Les gouvernements fédéral et provinciaux ont défoncé leurs budgets de 65 milliards $ au cours de la dernière décennie, une transgression qui revient les hanter en cette ère de déficits, selon une nouvelle étude.

L'index «Pinocchio» annuel de l'Institut C.D. Howe suggère que les gouvernements avec le plus de marge de manoeuvre fiscale - particulièrement les provinces riches en ressources naturelles comme l'Alberta et la Saskatchewan - sont celles qui ont vu leur nez s'allonger le plus au cours des dix dernières années.

Mais même les gouvernements fédéraux, tant celui des conservateurs actuels que celui de son prédécesseur libéral, ont fréquemment dépensé plus que ce qui était prévu aux budgets qu'ils présentaient et qui étaient approuvés par le parlement.

Pendant une période de 10 ans se terminant avec l'année 2009, Ottawa a enregistré un dépassement budgétaire cumulatif de 21,7 milliards $.

«C'est beaucoup d'argent», a déclaré William Robson, l'administrateur général de C.D. Howe.

«Si Ottawa et les provinces avaient respecté leurs budgets, quand la récession aurait frappé, il aurait été possible d'enregistrer des déficits modestes sans craindre ce que l'on voit en Europe et aux États-Unis», a-t-il ajouté.

En mars, le gouvernement Harper a dit qu'il allait afficher un déficit de 53,8 milliards $ pour l'année fiscale venant de se terminer, un chiffre qui sera alourdi de 49,2 milliards $ lors de celle qui sera complétée le 31 mars prochain.

Les économistes prévoient par contre que plusieurs provinces feront face à des compressions fiscales encore plus importantes dans le futur, en bonne partie parce qu'elles auront moins de revenus et seront touchées par les coûts grimpants du système de santé.

De façon peut-être surprenante, considérant sa réputation de province fort dépensière, Québec s'est placée en première place au niveau de l'exactitude - soit la province dont les prédictions budgétaires se sont avérées le plus près des résultats.

Le Nouveau-Brunswick est arrivé bon deuxième à ce chapitre.

L'Ontario - la province la plus populeuse du pays - a excédé son budget de 14,5 milliards $, mais en termes de pourcentage, se place en quatrième place pour son respect des chiffres du budget.
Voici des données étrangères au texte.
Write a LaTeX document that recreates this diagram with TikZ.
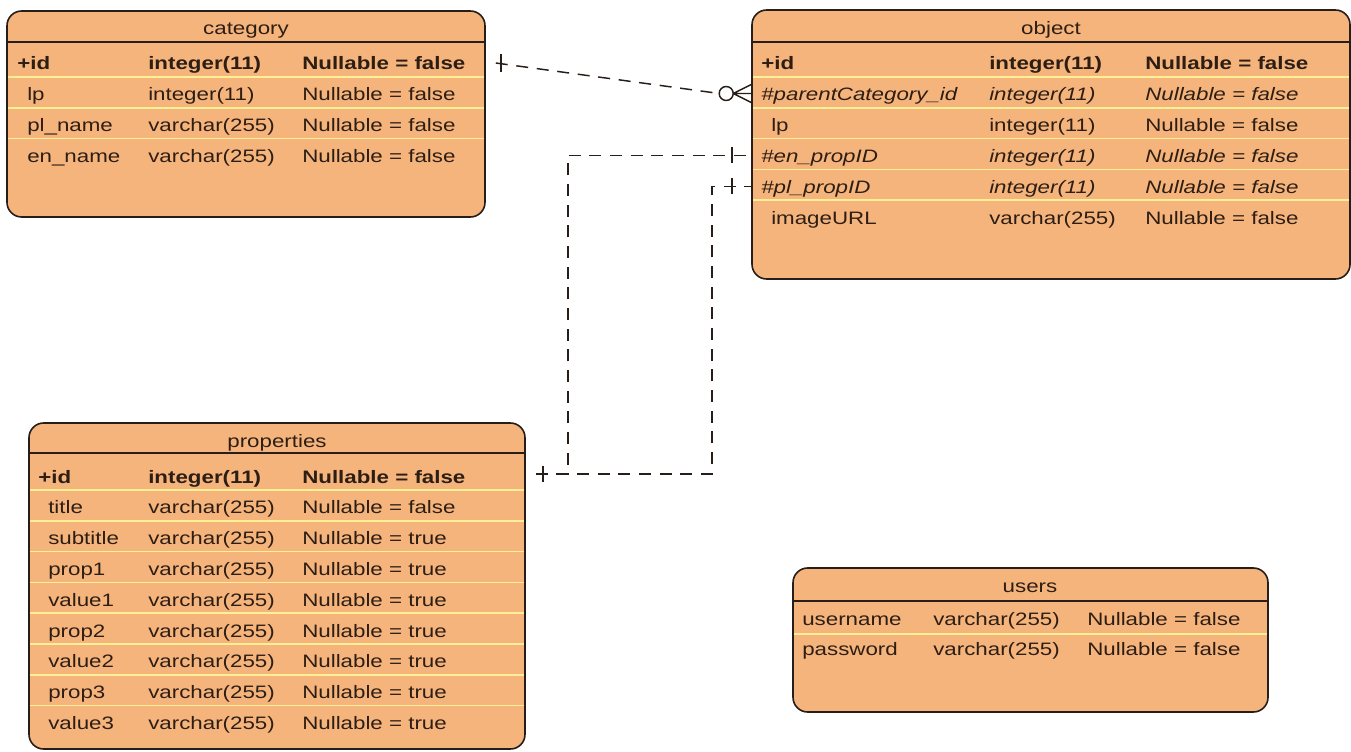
\documentclass[tikz,border=0pt]{standalone}
\usepackage{fontspec}
\setmainfont{Liberation Sans}[FakeStretch=1.24]
\usetikzlibrary{fit,calc}
\definecolor{erfill}{RGB}{246,180,125}
\definecolor{erline}{RGB}{40,30,25}
\definecolor{ersep}{RGB}{255,240,150}
\definecolor{ertext}{RGB}{45,30,20}

\begin{document}
\begin{tikzpicture}[x=0.75pt, y=-0.75pt,
  table/.style={draw=erline, fill=erfill, line width=1.2pt, rounded corners=11pt, inner sep=0pt},
  title/.style={anchor=base, inner sep=0pt, text=ertext, font=\fontsize{13.5}{16}\selectfont},
  cell/.style={anchor=base west, inner sep=0pt, text=ertext, font=\fontsize{13.5}{16}\selectfont},
  headline/.style={draw=erline, line width=1.2pt},
  sepline/.style={draw=ersep, line width=1.1pt},
  rel/.style={draw=erline, line width=1.1pt, dash pattern=on 9pt off 6.5pt},
  tick/.style={draw=erline, line width=1.1pt}]
  \useasboundingbox (0,0) rectangle (1351,752);

  % category
  \node[table, fit={(7,11) (485,217)}] (category) {};
  \node[title] (category-title) at (246,35) {category};
  \draw[headline] (category.west |- 0,42) -- (category.east |- 0,42);
  \foreach \i in {1,...,3}
    \draw[sepline] (8,{77+30.8*(\i-1)}) -- (484,{77+30.8*(\i-1)});
  \foreach \fs/\dx/\nm/\tp/\nl [count=\i] in {
    \bfseries/0/+id/integer(11)/Nullable = false,
    \relax/10/lp/integer(11)/Nullable = false,
    \relax/10/pl\_name/varchar(255)/Nullable = false,
    \relax/10/en\_name/varchar(255)/Nullable = false}
  {
    \node[cell] (category-\i-name) at ({17+\dx},{70+30.8*(\i-1)}) {\fs\nm};
    \node[cell] (category-\i-type) at (148,{70+30.8*(\i-1)}) {\fs\tp};
    \node[cell] (category-\i-null) at (302,{70+30.8*(\i-1)}) {\fs\nl};
  }

  % object
  \node[table, fit={(752,10) (1350,279)}] (object) {};
  \node[title] (object-title) at (1051,35) {object};
  \draw[headline] (object.west |- 0,42) -- (object.east |- 0,42);
  \foreach \i in {1,...,5}
    \draw[sepline] (753,{77+30.8*(\i-1)}) -- (1349,{77+30.8*(\i-1)});
  \foreach \fs/\dx/\nm/\tp/\nl [count=\i] in {
    \bfseries/0/+id/integer(11)/Nullable = false,
    \itshape/0/\#parentCategory\_id/integer(11)/Nullable = false,
    \relax/10/lp/integer(11)/Nullable = false,
    \itshape/0/\#en\_propID/integer(11)/Nullable = false,
    \itshape/0/\#pl\_propID/integer(11)/Nullable = false,
    \relax/10/imageURL/varchar(255)/Nullable = false}
  {
    \node[cell] (object-\i-name) at ({761+\dx},{70+30.8*(\i-1)}) {\fs\nm};
    \node[cell] (object-\i-type) at (989,{70+30.8*(\i-1)}) {\fs\tp};
    \node[cell] (object-\i-null) at (1145,{70+30.8*(\i-1)}) {\fs\nl};
  }

  % properties
  \node[table, fit={(29,423) (525,749)}] (properties) {};
  \node[title] (properties-title) at (277,447) {properties};
  \draw[headline] (properties.west |- 0,453) -- (properties.east |- 0,453);
  \foreach \i in {1,...,8}
    \draw[sepline] (30,{490+30.8*(\i-1)}) -- (524,{490+30.8*(\i-1)});
  \foreach \fs/\dx/\nm/\tp/\nl [count=\i] in {
    \bfseries/0/+id/integer(11)/Nullable = false,
    \relax/10/title/varchar(255)/Nullable = false,
    \relax/10/subtitle/varchar(255)/Nullable = true,
    \relax/10/prop1/varchar(255)/Nullable = true,
    \relax/10/value1/varchar(255)/Nullable = true,
    \relax/10/prop2/varchar(255)/Nullable = true,
    \relax/10/value2/varchar(255)/Nullable = true,
    \relax/10/prop3/varchar(255)/Nullable = true,
    \relax/10/value3/varchar(255)/Nullable = true}
  {
    \node[cell] (properties-\i-name) at ({38+\dx},{483+30.8*(\i-1)}) {\fs\nm};
    \node[cell] (properties-\i-type) at (148,{483+30.8*(\i-1)}) {\fs\tp};
    \node[cell] (properties-\i-null) at (302,{483+30.8*(\i-1)}) {\fs\nl};
  }

  % users
  \node[table, fit={(793,568) (1268,712)}] (users) {};
  \node[title] (users-title) at (1030,592) {users};
  \draw[headline] (users.west |- 0,601) -- (users.east |- 0,601);
  \draw[sepline] (794,634) -- (1267,634);
  \foreach \nm/\tp/\nl [count=\i] in {
    username/varchar(255)/Nullable = false,
    password/varchar(255)/Nullable = false}
  {
    \node[cell] (users-\i-name) at (802,{625+30.8*(\i-1)}) {\nm};
    \node[cell] (users-\i-type) at (933,{625+30.8*(\i-1)}) {\tp};
    \node[cell] (users-\i-null) at (1087,{625+30.8*(\i-1)}) {\nl};
  }

  % relationships
  \coordinate (category-pk) at ($(category.east |- 0,63)+(10,0)$);
  \coordinate (object-parent) at (object.west |- 0,93.5);
  \coordinate (object-en) at (object.west |- 0,155.5);
  \coordinate (object-pl) at (object.west |- 0,186.5);
  \coordinate (properties-pk) at ($(properties.east |- 0,474)+(10,0)$);

  \draw[rel] (category-pk) -- ($(object-parent)+(-32,0)$);
  \draw[tick] ($(category-pk)+(5,-9)$) -- ++(0,18);
  \draw[tick, fill=white] ($(object-parent)+(-25,0)$) circle (7);
  \draw[tick] ($(object-parent)+(-18,0)$) -- ++(18,-9)
    ($(object-parent)+(-18,0)$) -- ++(18,0)
    ($(object-parent)+(-18,0)$) -- ++(18,9);

  \draw[rel] (properties-pk) -- ++(32,0) |- (object-en);
  \draw[rel] (properties-pk) -- ++(176,0) |- (object-pl);
  \draw[tick] ($(properties-pk)+(7,-8)$) -- ++(0,16);
  \draw[tick] ($(object-en)+(-19,-8)$) -- ++(0,16);
  \draw[tick] ($(object-pl)+(-19,-8)$) -- ++(0,16);
\end{tikzpicture}
\end{document}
Le quasi-effondrement de l'industrie automobile et les coûteux plans de sauvetage dans ce secteur ont contribué à cette situation.
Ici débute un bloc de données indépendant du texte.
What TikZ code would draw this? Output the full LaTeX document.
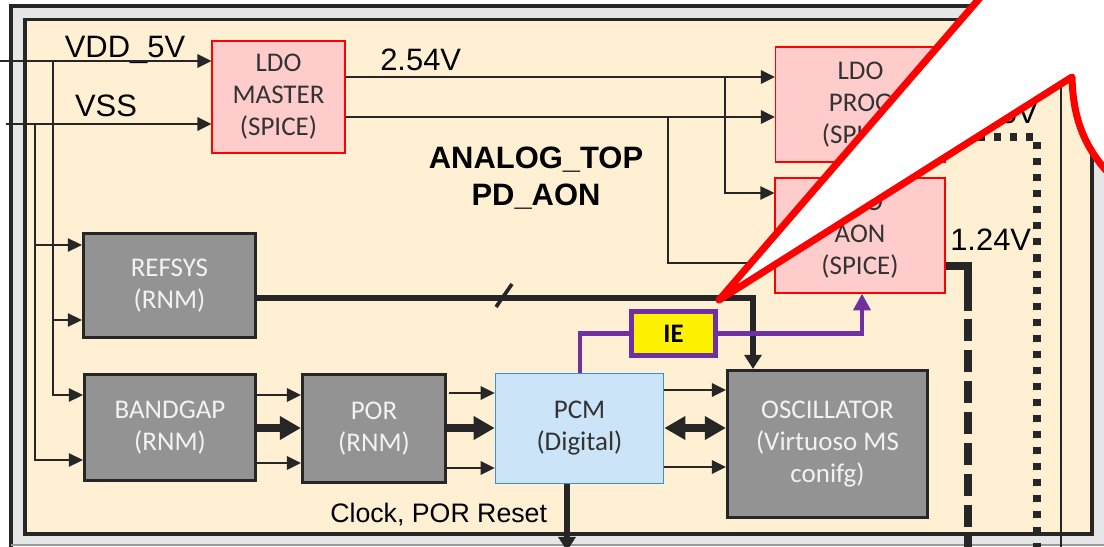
\documentclass[tikz,border=0pt]{standalone}
\usepackage{fontspec}
\setmainfont{Liberation Sans}
\newfontfamily\calfont{Carlito}
\usepackage{xcolor}
\usepackage{tikz}
\usetikzlibrary{arrows.meta}
\definecolor{cream}{HTML}{FFF0D4}
\definecolor{bandgray}{HTML}{E6E6E6}
\definecolor{ink}{HTML}{262626}
\definecolor{ldopink}{HTML}{FFCCCC}
\definecolor{rnmgray}{HTML}{939393}
\definecolor{pcmblue}{HTML}{CCE4F8}
\definecolor{pcmedge}{HTML}{3C8DDA}
\definecolor{iepurple}{HTML}{7030A0}

\begin{document}
\begin{tikzpicture}[x=0.025cm, y=-0.025cm,
			ldo/.style={draw=red, line width=0.8pt, fill=ldopink, text=black!80, align=center, inner sep=0pt, font=\calfont\fontsize{19.2}{22.8}\selectfont},
			rnm/.style={draw=ink, line width=2.2pt, fill=rnmgray, text=white!95!black, align=center, inner sep=0pt, font=\calfont\fontsize{19.2}{22.8}\selectfont},
			digital/.style={draw=pcmedge, line width=1.1pt, fill=pcmblue, text=black!80, align=center, inner sep=0pt, font=\calfont\fontsize{19.2}{22.8}\selectfont},
			enable/.style={draw=iepurple, line width=4.2pt, fill=yellow, inner sep=0pt, minimum width=2.1cm, minimum height=1.1cm, font=\calfont\bfseries\fontsize{19}{22}\selectfont},
			lbl/.style={inner sep=0pt, font=\fontsize{22}{26}\selectfont},
			wire/.style={draw=ink, line width=1.5pt, >={Triangle[length=10pt,width=9.5pt]}},
			tapline/.style={draw=ink, line width=1.1pt, >={Triangle[length=10pt,width=9.5pt]}},
			fat/.style={draw=ink, line width=5pt, >={Triangle[length=15pt,width=16pt]}},
			bus/.style={draw=ink, line width=3.6pt, >={Triangle[length=10pt,width=12pt]}},
			ctrl/.style={draw=iepurple, line width=3.4pt, >={Triangle[length=12pt,width=12pt]}},
			rail/.style={draw=ink, line width=5pt}
			]
			\useasboundingbox (0,0) rectangle (1104,546);
			\clip (0,0) rectangle (1104,546);
			\fill[white] (0,0) rectangle (1104,546);
			\fill[bandgray] (11,6) rectangle (1140,545);
			\draw[ink, line width=2.5pt] (11,560) -- (11,6) -- (1140,6);
			\draw[black!40, line width=1pt] (11,545) -- (1140,545);
			\draw[ink, line width=2.6pt, fill=cream] (25,19.5) rectangle (1092,534);
			
			\node [ldo, minimum width=3.325cm, minimum height=2.8cm](master) at (278.5,97) {LDO\\MASTER\\(SPICE)};
			\node [ldo, minimum width=4.25cm, minimum height=2.875cm](prog) at (860.5,104.5) {LDO\\PROG\\(SPICE)};
			\node [ldo, minimum width=4.25cm, minimum height=2.875cm](aon) at (860,235.5) {LDO\\AON\\(SPICE)};
			
			\node [rnm, minimum width=4.3cm, minimum height=2.6cm](refsys) at (169.5,285.5) {REFSYS\\(RNM)};
			\node [rnm, minimum width=4.275cm, minimum height=2.65cm](bandgap) at (170,427.5) {BANDGAP\\(RNM)};
			\node [rnm, minimum width=3.575cm, minimum height=2.7cm](por) at (374,428.5) {POR\\(RNM)};
			\node [digital, minimum width=4.2cm, minimum height=2.75cm](pcm) at (579.5,428.5) {PCM\\(Digital)};
			\node [rnm, minimum width=5cm, minimum height=3.675cm](osc) at (827.5,444) {OSCILLATOR\\(Virtuoso MS\\conifg)};
			\node [enable](ie) at (673.5,333.5) {IE};
			
			\node [lbl, anchor=base](vddlbl) at (125,57) {VDD\_5V};
			\node [lbl, anchor=base](vsslbl) at (106,116) {VSS};
			\node [lbl, anchor=base west](mainlbl) at (380,70) {2.54V};
			\node [lbl, anchor=base, font=\bfseries\fontsize{22}{26}\selectfont](toplbl) at (536,168) {ANALOG\_TOP};
			\node [lbl, anchor=base, font=\bfseries\fontsize{22}{26}\selectfont](pdlbl) at (536,205) {PD\_AON};
			\node [lbl, anchor=base west](aonlbl) at (950,250) {1.24V};
			\node [lbl, anchor=base east](proglbl) at (1038,123) {1.5V};
			\node [lbl, anchor=base west, font=\fontsize{19}{23}\selectfont](resetlbl) at (330,522) {Clock, POR Reset};
			
			\coordinate (vddin) at (-2,61);
			\coordinate (vssin) at (6,124);
			\coordinate (tapvdd) at (53,61);
			\coordinate (tapvss) at (35,124);
			\coordinate (tapprog) at (725,77);
			\coordinate (tapaon) at (668,117);
			\coordinate (aonbend) at (968,288);
			\coordinate (aonout) at (968,560);
			\coordinate (progout) at (1037,560);
			\coordinate (pcmout) at (567,551);
			
			\draw[wire, ->] (vddin) -- (master.west |- vddin);
			\draw[wire, ->] (vssin) -- (master.west |- vssin);
			\draw[tapline, ->] (tapvss) |- (refsys.west |- 0,245);
			\draw[tapline, ->] (tapvdd) |- (refsys.west |- 0,320);
			\draw[tapline, ->] (tapvdd) |- (bandgap.west |- 0,395);
			\draw[tapline, ->] (tapvss) |- (bandgap.west |- 0,460);
			
			\draw[wire, ->] (master.east |- 0,77) -- (prog.west |- 0,77);
			\draw[wire, ->] (master.east |- 0,117) -- (prog.west |- 0,117);
			\draw[tapline, ->] (tapprog) |- (aon.west |- 0,193);
			\draw[tapline] (tapaon) |- (aon.west |- 0,263);
			
			\draw[bus, ->] (refsys.east |- 0,298) -| (osc.north -| 753,0);
			\draw[ink, line width=2.6pt] (496,307) -- (512,284);
			
			\draw[wire, ->] (bandgap.east |- 0,395) -- (por.west |- 0,395);
			\draw[fat, ->] (bandgap.east |- 0,428) -- (por.west |- 0,428);
			\draw[wire, ->] (bandgap.east |- 0,463) -- (por.west |- 0,463);
			
			\draw[wire, ->] ([xshift=1.5pt]por.east |- 0,393) -- (pcm.west |- 0,393);
			\draw[fat, ->] (por.east |- 0,428) -- (pcm.west |- 0,428);
			\draw[wire, ->] (por.east |- 0,468) -- (pcm.west |- 0,468);
			
			\draw[wire, ->] (pcm.east |- 0,390) -- (osc.west |- 0,390);
			\draw[fat, <->] (pcm.east |- 0,428) -- (osc.west |- 0,428);
			\draw[wire, ->] (pcm.east |- 0,467) -- (osc.west |- 0,467);
			\draw[bus, ->] (pcm.south -| 567,0) -- (pcmout);
			
			\draw[ctrl] (pcm.north -| 580,0) |- (ie.west);
			\draw[ctrl, ->] (ie.east) -| (aon.south -| 862,0);
			
			\draw[rail] (aon.east |- 0,266) -| (aonbend);
			\draw[rail, dash pattern=on 16pt off 6pt] (aonbend) -- (aonout);
			\draw[rail, dash pattern=on 5pt off 6.4pt] (prog.east |- 0,137) -| (progout);
			\draw[ink, line width=2.1pt] (1061,60) -- (1061,560);
			
			\draw[red, line width=5pt, fill=white, line join=round] (719,300) -- (1004,-30) -- (1200,-30) -- (1200,200) -- (1115,180) .. controls (1085,150) and (1073,120) .. (1072,77) -- cycle;
		\end{tikzpicture}
\end{document}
L'Alberta et la Saskatchewan sont les cancres de l'étude. Elles ont connu des dépassements budgétaires respectifs de 11,4 et 3,4 milliards $.

Dans leur cas, une baisse marquée des prix du pétrole et du gaz naturel pendant la récession a comprimé leurs revenus et ralenti l'économie des provinces de l'ouest.

Pour sa part, le gouvernement fédéral arrive en huitième place parmi les 13 juridictions canadiennes.

Le groupe de réflexion économique note que le 65 milliards $ représente les dépassements budgétaires des gouvernements et ne constitue pas un jugement sur la raisonnabilité des budgets eux-mêmes, qui est une toute autre question.

Selon le directeur national de la Fédération canadienne des contribuables, Kevin Gaudet, les gouvernements en général ont été prodigues dans leurs cibles budgétaires alors il n'y a pas d'excuses pour les avoir excédées.

Mais globalement, William Robson dit que les gouvernements canadiens ont fait du bon travail quand on les compare aux pays d'Europe ou aux États-Unis.

«La performance du gouvernement fédéral s'est grandement améliorée avec le temps», a affirmé M. Robson. «Il y a quelques cas de mauvaise gestion, mais selon les standards internationaux, le Canada n'est pas si mal que ça.»